STATED TASK |
Copy exactly, leaving out every image, the lines from the one with "Output the Python" through the one with "180, 192, 204]", inclusive.

[Source code of charts]

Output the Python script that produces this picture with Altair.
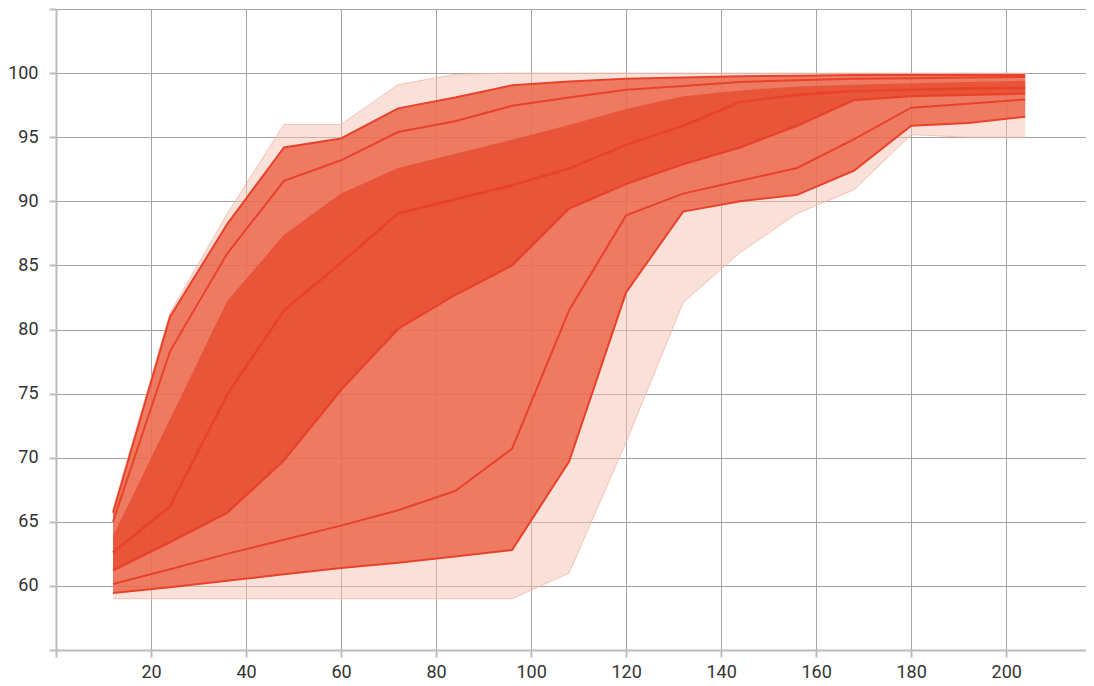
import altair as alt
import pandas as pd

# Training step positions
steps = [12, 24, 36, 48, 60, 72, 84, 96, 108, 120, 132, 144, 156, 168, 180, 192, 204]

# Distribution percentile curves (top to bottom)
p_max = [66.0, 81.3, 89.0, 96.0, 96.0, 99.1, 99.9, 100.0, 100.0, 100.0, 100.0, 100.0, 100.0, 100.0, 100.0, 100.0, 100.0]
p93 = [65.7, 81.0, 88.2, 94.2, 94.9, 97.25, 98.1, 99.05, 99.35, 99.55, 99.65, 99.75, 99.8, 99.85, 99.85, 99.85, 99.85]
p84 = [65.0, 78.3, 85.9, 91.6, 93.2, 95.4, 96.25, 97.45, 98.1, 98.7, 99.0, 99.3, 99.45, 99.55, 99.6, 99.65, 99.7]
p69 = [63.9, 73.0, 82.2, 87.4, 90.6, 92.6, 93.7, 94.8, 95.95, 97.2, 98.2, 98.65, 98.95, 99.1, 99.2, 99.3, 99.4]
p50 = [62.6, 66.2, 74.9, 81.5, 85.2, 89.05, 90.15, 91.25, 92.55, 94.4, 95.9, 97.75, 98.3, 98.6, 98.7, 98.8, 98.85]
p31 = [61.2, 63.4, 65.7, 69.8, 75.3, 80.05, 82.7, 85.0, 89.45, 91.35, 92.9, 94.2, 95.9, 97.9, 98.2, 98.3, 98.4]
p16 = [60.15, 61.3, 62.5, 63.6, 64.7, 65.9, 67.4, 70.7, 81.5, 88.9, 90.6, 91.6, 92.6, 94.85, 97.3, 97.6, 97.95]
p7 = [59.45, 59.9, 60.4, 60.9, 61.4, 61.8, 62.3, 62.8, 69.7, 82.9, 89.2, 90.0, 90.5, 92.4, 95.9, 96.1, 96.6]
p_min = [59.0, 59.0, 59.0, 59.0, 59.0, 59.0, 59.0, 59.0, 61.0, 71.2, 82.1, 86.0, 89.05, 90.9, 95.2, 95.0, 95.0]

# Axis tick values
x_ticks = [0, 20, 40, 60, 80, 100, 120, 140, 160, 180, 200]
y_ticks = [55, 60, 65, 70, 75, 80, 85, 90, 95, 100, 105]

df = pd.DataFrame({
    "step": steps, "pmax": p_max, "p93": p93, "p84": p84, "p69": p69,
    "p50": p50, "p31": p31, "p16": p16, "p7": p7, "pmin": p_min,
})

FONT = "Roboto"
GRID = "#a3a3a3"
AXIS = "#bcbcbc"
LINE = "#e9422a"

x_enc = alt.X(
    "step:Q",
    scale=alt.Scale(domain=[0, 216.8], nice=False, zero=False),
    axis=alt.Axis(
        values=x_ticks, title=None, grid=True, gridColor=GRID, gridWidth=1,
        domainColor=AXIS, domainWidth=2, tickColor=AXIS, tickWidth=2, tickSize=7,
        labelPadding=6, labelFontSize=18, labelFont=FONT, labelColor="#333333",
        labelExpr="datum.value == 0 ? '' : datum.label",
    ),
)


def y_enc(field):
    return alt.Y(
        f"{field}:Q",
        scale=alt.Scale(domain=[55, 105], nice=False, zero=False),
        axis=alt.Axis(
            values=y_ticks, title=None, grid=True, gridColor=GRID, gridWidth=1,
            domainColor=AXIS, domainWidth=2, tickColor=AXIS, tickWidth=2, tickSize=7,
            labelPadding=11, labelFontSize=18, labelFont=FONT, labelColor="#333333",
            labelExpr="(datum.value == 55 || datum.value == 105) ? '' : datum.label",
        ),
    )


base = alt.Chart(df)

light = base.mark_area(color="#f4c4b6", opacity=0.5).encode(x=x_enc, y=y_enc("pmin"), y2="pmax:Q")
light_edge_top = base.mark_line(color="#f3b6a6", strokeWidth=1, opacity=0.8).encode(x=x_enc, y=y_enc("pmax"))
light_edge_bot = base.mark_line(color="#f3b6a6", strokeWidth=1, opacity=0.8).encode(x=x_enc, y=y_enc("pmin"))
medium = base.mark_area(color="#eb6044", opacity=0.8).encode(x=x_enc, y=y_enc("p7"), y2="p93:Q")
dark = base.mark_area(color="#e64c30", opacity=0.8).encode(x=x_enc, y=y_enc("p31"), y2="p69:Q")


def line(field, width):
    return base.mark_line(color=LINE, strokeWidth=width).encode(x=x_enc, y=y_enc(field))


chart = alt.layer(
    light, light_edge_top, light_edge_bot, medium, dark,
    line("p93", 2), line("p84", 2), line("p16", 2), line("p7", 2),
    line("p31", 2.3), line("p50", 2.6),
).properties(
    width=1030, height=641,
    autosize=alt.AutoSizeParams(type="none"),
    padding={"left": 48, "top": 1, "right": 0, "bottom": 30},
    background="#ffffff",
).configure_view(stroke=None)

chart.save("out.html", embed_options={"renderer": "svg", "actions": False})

==

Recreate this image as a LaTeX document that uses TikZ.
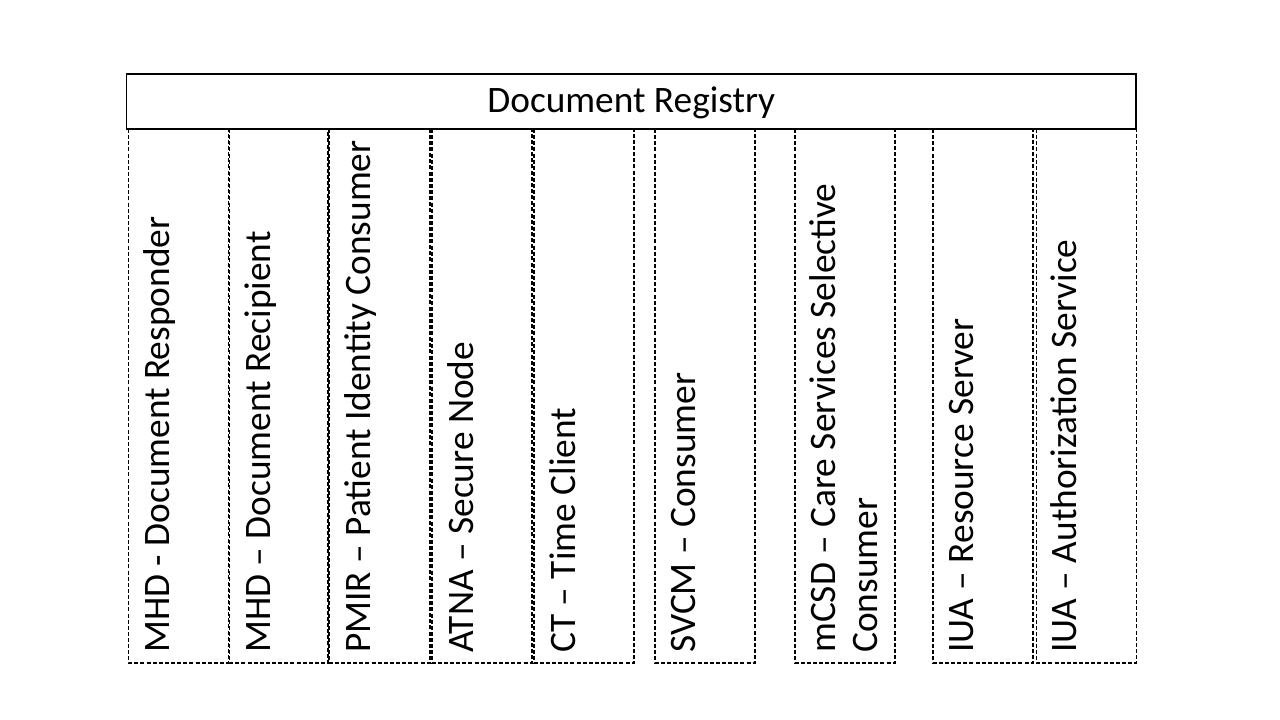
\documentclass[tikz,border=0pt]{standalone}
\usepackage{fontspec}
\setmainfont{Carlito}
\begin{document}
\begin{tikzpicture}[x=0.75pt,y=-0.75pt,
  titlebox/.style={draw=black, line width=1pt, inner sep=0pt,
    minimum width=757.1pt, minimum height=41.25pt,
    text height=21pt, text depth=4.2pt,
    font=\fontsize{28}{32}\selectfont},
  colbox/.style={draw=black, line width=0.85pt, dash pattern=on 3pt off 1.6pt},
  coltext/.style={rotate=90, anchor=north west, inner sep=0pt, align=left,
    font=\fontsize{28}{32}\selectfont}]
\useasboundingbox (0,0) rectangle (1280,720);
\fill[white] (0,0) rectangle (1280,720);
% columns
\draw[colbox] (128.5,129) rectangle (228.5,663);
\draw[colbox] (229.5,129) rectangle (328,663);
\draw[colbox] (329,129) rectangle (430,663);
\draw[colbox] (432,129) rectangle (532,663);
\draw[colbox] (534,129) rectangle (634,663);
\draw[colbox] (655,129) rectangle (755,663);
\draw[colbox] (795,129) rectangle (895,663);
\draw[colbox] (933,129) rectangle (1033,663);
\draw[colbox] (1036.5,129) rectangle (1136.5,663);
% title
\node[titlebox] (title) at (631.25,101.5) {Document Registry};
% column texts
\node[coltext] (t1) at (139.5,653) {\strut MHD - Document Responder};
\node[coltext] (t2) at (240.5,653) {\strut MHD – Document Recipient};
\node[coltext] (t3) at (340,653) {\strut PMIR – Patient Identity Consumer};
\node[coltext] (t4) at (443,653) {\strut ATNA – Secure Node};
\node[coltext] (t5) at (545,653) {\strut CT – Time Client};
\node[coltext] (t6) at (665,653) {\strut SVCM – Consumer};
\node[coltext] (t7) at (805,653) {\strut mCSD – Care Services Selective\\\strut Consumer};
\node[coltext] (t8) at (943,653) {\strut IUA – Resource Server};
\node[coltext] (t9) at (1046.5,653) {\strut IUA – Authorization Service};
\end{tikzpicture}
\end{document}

EXERCISE RESPONSE |
Output the Python script that produces this picture with Altair.
import altair as alt
import pandas as pd

# Training step positions
steps = [12, 24, 36, 48, 60, 72, 84, 96, 108, 120, 132, 144, 156, 168, 180, 192, 204]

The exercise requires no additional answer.